## What you are asked to do
Retype the stretch of lines that starts at the line containing "Convert this chart" and ends at the line containing "const groupWeight = [30.2, 69.8];", inclusive. Do not include pictures.

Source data
***
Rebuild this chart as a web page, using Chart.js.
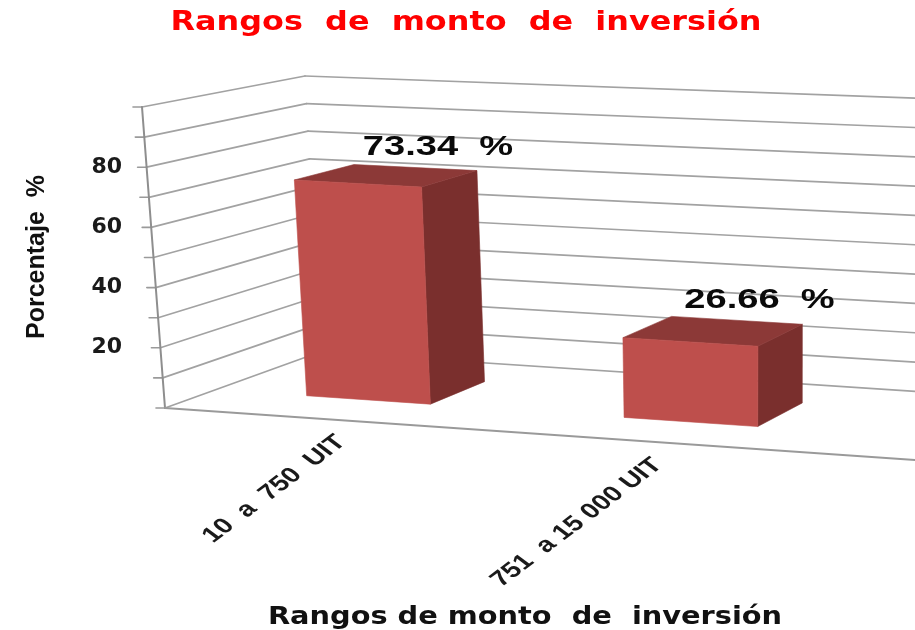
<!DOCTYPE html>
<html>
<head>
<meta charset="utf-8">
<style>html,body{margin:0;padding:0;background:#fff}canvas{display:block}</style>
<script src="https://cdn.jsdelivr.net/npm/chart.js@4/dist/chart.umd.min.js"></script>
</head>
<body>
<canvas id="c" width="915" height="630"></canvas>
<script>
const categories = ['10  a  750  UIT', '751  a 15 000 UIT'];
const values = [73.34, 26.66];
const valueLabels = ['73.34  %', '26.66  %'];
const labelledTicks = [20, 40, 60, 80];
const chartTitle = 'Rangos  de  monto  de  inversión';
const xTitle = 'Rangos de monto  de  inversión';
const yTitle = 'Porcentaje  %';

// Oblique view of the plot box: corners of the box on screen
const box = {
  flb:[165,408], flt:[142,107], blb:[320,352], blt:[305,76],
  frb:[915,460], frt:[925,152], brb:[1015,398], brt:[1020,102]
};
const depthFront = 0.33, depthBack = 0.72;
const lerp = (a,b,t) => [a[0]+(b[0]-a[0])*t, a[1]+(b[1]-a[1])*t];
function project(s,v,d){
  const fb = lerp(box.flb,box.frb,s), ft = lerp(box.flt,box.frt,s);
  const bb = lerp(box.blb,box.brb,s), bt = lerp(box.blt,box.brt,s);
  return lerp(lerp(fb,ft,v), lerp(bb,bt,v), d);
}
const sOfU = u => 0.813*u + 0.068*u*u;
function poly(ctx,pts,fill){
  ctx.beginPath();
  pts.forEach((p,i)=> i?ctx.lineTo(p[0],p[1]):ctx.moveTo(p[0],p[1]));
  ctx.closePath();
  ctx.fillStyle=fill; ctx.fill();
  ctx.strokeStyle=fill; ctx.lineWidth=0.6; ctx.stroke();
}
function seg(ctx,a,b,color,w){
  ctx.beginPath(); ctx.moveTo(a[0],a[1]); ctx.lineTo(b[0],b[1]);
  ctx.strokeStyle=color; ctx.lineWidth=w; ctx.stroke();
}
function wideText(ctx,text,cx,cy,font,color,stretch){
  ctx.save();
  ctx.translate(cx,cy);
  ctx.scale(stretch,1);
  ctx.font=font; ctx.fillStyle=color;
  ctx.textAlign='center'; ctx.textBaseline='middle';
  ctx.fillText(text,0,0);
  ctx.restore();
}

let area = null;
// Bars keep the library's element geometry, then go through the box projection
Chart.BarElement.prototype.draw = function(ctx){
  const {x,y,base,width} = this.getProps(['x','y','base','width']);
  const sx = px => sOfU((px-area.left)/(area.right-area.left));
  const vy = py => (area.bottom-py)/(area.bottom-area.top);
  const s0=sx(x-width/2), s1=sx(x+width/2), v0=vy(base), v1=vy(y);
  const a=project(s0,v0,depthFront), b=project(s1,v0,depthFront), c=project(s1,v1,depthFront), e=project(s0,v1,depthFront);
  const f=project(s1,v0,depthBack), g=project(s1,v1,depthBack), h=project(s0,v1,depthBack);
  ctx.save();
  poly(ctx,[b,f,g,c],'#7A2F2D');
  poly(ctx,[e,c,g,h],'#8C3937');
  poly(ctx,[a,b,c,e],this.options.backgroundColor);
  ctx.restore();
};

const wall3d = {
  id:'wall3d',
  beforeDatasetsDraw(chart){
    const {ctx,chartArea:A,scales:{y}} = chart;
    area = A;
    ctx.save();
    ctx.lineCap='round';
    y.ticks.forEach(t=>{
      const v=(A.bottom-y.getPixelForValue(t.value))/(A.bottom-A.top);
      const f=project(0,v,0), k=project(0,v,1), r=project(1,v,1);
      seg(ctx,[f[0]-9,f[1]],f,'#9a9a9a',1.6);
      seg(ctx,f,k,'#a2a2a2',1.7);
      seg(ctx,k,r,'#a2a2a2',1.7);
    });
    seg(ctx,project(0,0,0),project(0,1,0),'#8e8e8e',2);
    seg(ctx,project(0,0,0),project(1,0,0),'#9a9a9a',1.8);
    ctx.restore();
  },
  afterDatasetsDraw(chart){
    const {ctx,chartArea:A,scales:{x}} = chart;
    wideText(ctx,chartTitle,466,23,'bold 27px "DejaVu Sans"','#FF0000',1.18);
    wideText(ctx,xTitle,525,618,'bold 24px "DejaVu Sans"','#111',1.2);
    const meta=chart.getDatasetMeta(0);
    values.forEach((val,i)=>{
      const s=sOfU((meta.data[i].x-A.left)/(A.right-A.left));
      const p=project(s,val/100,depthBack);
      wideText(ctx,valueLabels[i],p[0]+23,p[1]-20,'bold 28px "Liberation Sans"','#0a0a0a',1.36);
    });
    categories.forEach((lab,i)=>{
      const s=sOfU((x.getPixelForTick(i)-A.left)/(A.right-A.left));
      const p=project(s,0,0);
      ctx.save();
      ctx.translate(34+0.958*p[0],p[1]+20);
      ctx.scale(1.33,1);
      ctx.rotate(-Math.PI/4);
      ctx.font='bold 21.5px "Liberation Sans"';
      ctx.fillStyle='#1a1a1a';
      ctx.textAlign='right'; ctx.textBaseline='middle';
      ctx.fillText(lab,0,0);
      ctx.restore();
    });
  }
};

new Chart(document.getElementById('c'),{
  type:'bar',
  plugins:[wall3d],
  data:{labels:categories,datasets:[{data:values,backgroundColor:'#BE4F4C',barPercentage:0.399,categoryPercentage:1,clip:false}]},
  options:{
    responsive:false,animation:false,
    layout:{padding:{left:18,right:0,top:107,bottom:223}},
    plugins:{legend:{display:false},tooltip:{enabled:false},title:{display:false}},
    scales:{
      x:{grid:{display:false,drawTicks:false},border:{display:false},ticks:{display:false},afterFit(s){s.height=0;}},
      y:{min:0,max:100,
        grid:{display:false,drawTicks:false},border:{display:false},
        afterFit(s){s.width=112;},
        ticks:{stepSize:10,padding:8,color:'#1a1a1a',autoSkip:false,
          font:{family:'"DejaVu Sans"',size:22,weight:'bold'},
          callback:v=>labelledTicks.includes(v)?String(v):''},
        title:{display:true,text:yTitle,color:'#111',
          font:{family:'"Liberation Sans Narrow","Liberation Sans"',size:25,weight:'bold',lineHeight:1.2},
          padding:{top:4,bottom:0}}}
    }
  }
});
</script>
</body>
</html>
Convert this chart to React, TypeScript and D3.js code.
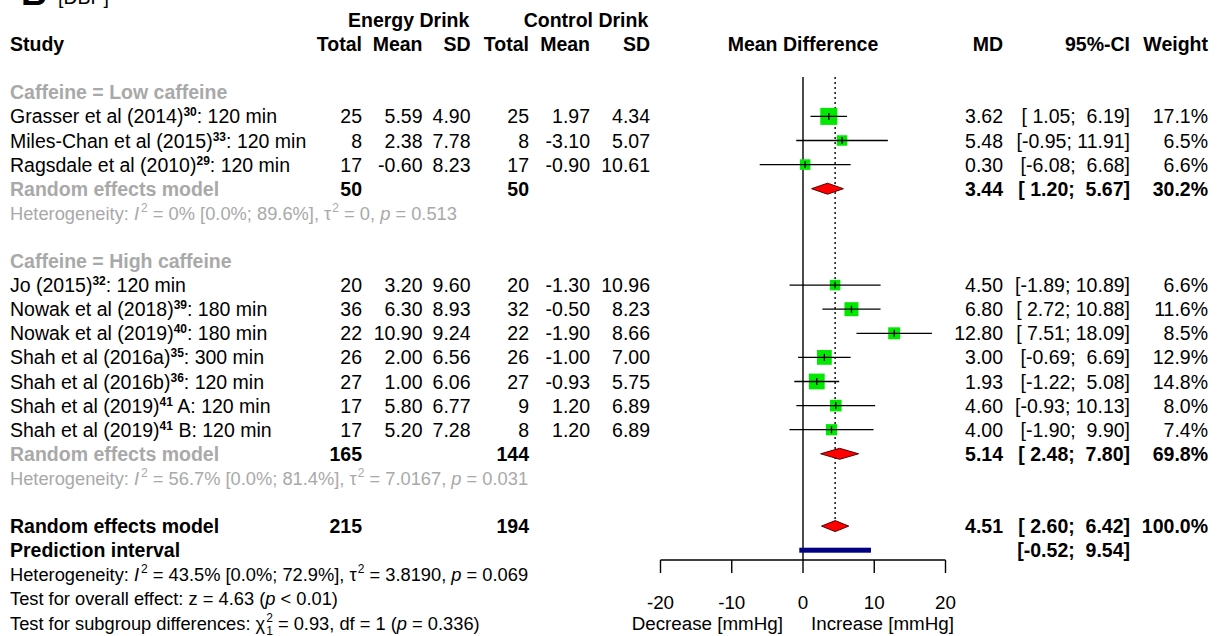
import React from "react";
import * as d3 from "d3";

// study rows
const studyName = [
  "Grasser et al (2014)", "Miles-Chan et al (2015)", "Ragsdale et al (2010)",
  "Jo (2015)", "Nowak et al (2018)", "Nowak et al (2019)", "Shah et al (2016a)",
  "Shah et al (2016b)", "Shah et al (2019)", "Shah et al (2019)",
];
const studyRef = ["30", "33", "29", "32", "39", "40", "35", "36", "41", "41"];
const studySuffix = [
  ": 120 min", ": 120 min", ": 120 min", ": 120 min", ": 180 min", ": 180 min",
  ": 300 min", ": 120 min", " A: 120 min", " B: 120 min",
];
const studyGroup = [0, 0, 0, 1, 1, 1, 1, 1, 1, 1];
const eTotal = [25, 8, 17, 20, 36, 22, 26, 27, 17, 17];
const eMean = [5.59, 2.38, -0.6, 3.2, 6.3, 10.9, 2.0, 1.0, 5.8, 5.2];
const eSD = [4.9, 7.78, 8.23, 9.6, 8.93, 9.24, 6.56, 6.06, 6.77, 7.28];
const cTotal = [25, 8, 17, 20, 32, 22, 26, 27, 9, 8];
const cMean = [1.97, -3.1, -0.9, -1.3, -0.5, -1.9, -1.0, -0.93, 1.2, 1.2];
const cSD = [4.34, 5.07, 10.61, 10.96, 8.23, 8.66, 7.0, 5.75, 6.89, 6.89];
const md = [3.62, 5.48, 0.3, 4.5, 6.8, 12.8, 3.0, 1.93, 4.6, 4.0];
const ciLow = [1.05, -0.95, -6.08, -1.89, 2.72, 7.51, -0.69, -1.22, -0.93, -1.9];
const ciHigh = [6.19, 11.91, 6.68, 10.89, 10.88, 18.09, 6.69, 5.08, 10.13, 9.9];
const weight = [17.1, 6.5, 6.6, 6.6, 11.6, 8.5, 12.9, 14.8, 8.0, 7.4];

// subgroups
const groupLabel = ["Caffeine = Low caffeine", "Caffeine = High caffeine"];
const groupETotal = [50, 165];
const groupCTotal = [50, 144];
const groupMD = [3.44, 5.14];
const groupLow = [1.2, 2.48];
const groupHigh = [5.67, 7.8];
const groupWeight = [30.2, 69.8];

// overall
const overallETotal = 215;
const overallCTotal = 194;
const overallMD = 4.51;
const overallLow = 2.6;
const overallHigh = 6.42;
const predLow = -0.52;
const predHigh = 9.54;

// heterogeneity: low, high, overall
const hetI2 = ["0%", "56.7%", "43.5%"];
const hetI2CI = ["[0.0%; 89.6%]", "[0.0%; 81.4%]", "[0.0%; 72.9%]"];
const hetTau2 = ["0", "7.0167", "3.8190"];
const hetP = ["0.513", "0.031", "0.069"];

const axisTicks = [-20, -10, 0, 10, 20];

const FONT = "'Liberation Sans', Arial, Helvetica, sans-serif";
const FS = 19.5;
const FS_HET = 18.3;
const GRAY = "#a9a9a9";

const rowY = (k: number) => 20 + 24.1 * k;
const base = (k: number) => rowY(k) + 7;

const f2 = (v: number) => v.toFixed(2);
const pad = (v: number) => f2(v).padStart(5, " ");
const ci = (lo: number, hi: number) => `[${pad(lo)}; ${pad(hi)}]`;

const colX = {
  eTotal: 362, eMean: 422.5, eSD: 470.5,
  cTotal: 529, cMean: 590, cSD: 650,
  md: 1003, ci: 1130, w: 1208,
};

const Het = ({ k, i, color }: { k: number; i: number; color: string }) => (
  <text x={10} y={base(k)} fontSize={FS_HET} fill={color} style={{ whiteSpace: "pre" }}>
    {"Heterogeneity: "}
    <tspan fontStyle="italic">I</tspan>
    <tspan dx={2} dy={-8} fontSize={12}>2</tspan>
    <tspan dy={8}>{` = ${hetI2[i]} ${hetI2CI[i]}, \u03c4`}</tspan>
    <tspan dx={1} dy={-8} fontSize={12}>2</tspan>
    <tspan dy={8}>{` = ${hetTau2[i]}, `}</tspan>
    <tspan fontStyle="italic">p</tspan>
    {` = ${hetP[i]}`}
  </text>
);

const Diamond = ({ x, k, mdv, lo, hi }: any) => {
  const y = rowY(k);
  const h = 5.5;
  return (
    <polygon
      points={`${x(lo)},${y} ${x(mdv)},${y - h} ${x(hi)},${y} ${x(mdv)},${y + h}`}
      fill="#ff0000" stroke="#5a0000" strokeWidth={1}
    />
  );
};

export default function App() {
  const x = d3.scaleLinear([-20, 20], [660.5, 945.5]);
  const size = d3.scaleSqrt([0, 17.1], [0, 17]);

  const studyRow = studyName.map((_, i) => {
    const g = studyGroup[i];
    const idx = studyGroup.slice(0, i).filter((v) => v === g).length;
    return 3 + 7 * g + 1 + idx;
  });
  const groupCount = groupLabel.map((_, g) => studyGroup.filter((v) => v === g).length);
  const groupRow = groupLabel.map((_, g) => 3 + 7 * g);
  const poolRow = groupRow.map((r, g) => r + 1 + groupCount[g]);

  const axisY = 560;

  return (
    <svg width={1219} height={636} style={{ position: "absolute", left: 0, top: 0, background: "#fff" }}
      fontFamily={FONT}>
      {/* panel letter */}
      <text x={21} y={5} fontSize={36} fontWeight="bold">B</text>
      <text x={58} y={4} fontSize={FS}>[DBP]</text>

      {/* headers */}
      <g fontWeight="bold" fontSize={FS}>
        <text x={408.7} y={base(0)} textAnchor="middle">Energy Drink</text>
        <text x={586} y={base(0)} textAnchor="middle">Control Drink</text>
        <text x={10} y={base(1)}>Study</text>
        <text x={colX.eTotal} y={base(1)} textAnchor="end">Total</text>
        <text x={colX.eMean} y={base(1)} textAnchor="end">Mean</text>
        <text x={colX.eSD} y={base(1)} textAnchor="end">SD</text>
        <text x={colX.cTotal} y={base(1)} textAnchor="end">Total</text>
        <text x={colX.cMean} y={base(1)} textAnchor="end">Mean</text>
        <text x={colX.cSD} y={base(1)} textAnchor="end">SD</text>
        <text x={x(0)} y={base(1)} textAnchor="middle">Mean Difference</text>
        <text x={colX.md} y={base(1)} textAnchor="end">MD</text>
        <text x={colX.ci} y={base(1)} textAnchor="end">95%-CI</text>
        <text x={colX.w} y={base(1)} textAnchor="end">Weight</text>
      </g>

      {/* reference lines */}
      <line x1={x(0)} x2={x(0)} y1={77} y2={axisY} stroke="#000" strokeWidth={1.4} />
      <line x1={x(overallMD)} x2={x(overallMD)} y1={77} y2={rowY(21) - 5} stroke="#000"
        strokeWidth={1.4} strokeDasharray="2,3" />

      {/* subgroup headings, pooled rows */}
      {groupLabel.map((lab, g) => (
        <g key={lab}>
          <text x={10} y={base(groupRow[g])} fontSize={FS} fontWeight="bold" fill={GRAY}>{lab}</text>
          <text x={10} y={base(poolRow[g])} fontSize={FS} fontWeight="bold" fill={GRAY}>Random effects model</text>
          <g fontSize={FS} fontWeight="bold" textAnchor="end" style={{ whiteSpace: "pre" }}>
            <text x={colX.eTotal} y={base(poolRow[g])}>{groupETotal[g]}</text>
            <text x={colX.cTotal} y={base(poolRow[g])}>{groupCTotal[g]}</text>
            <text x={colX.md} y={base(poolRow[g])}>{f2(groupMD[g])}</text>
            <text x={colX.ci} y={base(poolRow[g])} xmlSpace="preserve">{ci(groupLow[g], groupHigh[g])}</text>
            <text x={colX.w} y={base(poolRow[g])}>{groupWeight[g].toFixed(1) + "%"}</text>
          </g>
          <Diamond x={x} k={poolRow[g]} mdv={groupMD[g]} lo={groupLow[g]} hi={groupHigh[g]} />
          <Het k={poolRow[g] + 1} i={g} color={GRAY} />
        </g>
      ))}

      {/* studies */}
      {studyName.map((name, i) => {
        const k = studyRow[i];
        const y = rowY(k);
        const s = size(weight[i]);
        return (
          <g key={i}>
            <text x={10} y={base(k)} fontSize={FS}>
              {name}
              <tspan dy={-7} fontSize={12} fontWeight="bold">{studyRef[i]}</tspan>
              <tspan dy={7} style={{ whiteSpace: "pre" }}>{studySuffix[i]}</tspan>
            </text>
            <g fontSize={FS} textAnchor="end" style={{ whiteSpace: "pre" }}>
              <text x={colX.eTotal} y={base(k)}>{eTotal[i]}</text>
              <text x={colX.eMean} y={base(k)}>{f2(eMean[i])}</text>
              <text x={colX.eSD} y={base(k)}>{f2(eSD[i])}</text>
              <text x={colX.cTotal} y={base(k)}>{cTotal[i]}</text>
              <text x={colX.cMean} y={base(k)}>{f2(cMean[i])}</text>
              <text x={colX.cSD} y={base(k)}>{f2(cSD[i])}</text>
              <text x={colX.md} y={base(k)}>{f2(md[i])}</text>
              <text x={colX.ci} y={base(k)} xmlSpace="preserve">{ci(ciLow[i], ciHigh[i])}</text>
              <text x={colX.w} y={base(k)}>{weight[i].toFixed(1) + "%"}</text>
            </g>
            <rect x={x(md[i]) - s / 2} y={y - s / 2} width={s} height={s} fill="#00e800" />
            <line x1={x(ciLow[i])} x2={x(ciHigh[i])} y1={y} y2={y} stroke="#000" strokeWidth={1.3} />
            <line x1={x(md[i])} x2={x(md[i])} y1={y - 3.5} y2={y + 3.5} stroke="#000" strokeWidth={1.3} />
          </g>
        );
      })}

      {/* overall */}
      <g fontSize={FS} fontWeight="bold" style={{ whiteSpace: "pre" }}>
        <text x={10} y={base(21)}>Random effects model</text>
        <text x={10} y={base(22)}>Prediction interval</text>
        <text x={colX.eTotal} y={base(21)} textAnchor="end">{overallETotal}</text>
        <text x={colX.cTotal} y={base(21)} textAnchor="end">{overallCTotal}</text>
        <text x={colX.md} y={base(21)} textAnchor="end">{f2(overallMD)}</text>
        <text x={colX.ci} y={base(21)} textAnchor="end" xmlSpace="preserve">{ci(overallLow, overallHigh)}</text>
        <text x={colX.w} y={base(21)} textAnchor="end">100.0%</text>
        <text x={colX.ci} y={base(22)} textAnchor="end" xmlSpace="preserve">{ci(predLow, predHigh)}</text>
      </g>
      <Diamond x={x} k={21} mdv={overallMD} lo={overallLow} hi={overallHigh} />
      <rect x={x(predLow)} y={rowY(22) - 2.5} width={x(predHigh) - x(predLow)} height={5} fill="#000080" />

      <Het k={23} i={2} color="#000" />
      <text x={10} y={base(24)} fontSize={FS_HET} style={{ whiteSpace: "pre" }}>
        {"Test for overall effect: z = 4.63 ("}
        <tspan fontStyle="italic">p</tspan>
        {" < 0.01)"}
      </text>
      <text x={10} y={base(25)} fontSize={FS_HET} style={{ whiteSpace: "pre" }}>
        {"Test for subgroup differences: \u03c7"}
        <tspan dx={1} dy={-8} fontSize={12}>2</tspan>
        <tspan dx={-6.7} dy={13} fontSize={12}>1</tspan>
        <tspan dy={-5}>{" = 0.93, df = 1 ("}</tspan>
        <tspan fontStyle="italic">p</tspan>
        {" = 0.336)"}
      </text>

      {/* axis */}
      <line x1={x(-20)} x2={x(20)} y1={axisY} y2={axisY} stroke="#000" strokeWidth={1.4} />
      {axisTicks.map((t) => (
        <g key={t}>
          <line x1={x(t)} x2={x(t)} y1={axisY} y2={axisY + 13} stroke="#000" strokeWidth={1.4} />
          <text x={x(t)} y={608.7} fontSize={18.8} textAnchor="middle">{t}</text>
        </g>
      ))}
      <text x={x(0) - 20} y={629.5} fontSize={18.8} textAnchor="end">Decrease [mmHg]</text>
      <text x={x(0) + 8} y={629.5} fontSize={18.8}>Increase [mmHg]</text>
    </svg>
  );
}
***
## Solution for this problem
Convert this chart to React, TypeScript and D3.js code.
import React from "react";
import * as d3 from "d3";

// study rows
const studyName = [
  "Grasser et al (2014)", "Miles-Chan et al (2015)", "Ragsdale et al (2010)",
  "Jo (2015)", "Nowak et al (2018)", "Nowak et al (2019)", "Shah et al (2016a)",
  "Shah et al (2016b)", "Shah et al (2019)", "Shah et al (2019)",
];
const studyRef = ["30", "33", "29", "32", "39", "40", "35", "36", "41", "41"];
const studySuffix = [
  ": 120 min", ": 120 min", ": 120 min", ": 120 min", ": 180 min", ": 180 min",
  ": 300 min", ": 120 min", " A: 120 min", " B: 120 min",
];
const studyGroup = [0, 0, 0, 1, 1, 1, 1, 1, 1, 1];
const eTotal = [25, 8, 17, 20, 36, 22, 26, 27, 17, 17];
const eMean = [5.59, 2.38, -0.6, 3.2, 6.3, 10.9, 2.0, 1.0, 5.8, 5.2];
const eSD = [4.9, 7.78, 8.23, 9.6, 8.93, 9.24, 6.56, 6.06, 6.77, 7.28];
const cTotal = [25, 8, 17, 20, 32, 22, 26, 27, 9, 8];
const cMean = [1.97, -3.1, -0.9, -1.3, -0.5, -1.9, -1.0, -0.93, 1.2, 1.2];
const cSD = [4.34, 5.07, 10.61, 10.96, 8.23, 8.66, 7.0, 5.75, 6.89, 6.89];
const md = [3.62, 5.48, 0.3, 4.5, 6.8, 12.8, 3.0, 1.93, 4.6, 4.0];
const ciLow = [1.05, -0.95, -6.08, -1.89, 2.72, 7.51, -0.69, -1.22, -0.93, -1.9];
const ciHigh = [6.19, 11.91, 6.68, 10.89, 10.88, 18.09, 6.69, 5.08, 10.13, 9.9];
const weight = [17.1, 6.5, 6.6, 6.6, 11.6, 8.5, 12.9, 14.8, 8.0, 7.4];

// subgroups
const groupLabel = ["Caffeine = Low caffeine", "Caffeine = High caffeine"];
const groupETotal = [50, 165];
const groupCTotal = [50, 144];
const groupMD = [3.44, 5.14];
const groupLow = [1.2, 2.48];
const groupHigh = [5.67, 7.8];
const groupWeight = [30.2, 69.8];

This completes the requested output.